Set exercise: All lines featuring the string "this" are to be listed.

Raw records:

* Start *

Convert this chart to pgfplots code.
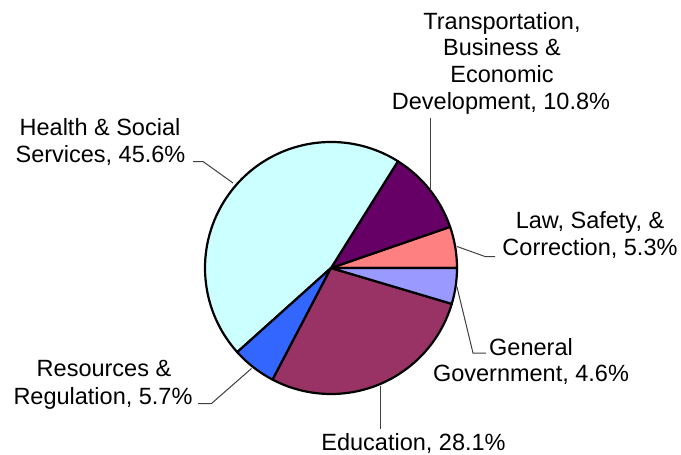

* End *
* Start *

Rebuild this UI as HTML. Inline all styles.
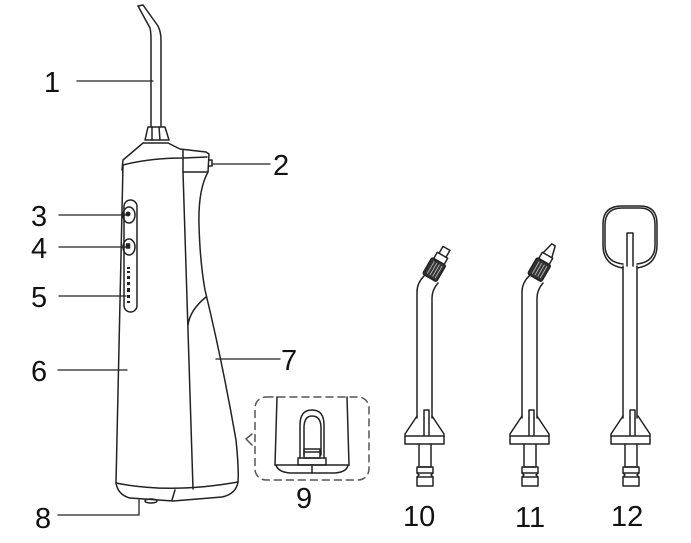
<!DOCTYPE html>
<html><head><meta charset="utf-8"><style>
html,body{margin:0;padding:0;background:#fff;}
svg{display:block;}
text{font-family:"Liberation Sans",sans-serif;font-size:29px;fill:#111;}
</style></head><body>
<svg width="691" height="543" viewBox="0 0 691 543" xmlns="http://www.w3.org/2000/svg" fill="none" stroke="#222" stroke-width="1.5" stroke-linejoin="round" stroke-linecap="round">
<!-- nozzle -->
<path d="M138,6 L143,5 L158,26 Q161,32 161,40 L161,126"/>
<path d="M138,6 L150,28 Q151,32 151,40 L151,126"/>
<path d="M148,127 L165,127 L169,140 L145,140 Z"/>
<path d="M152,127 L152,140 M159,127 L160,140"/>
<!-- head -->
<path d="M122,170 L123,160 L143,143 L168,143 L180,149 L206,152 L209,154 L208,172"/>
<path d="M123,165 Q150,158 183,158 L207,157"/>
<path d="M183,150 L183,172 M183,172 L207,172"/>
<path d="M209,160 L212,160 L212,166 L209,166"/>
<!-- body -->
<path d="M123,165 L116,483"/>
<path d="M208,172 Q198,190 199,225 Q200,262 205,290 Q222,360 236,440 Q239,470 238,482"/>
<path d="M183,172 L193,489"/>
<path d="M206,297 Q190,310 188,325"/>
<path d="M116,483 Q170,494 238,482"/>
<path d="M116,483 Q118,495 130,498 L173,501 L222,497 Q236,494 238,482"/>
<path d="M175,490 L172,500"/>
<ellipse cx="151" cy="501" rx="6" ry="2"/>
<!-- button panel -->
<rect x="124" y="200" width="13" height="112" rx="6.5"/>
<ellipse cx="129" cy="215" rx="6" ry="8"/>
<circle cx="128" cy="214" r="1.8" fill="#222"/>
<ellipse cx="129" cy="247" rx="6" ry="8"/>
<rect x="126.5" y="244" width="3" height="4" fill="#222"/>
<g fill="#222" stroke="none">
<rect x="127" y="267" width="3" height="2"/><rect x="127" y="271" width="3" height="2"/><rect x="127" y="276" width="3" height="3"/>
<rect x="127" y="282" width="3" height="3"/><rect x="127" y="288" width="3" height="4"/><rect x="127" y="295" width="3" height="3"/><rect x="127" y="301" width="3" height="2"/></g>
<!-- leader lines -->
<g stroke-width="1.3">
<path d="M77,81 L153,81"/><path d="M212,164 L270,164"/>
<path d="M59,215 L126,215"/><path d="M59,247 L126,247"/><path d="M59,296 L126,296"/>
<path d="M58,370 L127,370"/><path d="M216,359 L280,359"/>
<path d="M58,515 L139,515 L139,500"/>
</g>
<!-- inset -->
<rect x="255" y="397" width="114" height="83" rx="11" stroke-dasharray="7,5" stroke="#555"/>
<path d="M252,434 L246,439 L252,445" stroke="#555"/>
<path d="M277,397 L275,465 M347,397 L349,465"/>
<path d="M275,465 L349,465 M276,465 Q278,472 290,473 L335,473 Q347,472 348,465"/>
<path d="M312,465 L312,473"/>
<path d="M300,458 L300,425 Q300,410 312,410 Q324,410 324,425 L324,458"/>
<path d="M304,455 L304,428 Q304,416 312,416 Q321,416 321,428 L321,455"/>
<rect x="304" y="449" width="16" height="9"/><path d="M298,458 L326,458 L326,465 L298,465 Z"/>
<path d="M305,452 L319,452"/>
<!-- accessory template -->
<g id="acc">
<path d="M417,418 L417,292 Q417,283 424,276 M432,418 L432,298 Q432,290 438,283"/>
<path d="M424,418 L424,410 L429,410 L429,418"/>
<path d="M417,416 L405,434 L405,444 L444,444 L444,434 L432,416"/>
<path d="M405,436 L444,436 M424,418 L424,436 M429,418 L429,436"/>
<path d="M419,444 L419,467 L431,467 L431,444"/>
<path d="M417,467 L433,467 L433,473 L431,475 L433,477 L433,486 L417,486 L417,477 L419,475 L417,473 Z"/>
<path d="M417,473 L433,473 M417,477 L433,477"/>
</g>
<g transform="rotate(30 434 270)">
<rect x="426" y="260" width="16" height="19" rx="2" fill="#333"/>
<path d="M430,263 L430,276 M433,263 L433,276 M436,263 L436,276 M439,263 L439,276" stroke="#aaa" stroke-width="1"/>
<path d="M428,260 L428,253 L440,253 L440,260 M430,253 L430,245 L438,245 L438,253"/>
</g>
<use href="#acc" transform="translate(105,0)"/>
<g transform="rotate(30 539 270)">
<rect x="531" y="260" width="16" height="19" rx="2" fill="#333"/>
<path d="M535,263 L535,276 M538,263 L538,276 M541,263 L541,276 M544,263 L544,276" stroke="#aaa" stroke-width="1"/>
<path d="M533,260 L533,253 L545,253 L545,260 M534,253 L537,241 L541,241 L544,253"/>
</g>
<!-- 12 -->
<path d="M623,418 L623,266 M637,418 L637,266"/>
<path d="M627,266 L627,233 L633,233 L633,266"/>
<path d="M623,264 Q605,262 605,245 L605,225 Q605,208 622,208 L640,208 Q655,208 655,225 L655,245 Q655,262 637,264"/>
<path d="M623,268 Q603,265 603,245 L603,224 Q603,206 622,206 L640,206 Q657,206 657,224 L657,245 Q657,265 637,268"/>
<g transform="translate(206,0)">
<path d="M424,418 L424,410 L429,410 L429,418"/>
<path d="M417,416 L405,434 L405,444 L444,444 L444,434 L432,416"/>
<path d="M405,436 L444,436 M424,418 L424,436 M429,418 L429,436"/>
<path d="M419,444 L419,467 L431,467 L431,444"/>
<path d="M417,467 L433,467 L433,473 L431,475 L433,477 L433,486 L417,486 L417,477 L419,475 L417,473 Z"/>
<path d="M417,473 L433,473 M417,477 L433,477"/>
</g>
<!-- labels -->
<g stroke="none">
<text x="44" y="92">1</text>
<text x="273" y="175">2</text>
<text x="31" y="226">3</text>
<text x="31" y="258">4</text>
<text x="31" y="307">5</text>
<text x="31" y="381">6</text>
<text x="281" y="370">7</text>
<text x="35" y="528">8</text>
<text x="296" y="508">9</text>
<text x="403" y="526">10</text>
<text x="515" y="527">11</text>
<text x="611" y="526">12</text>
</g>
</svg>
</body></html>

* End *

Response below:
Convert this chart to pgfplots code.
Rebuild this UI as HTML. Inline all styles.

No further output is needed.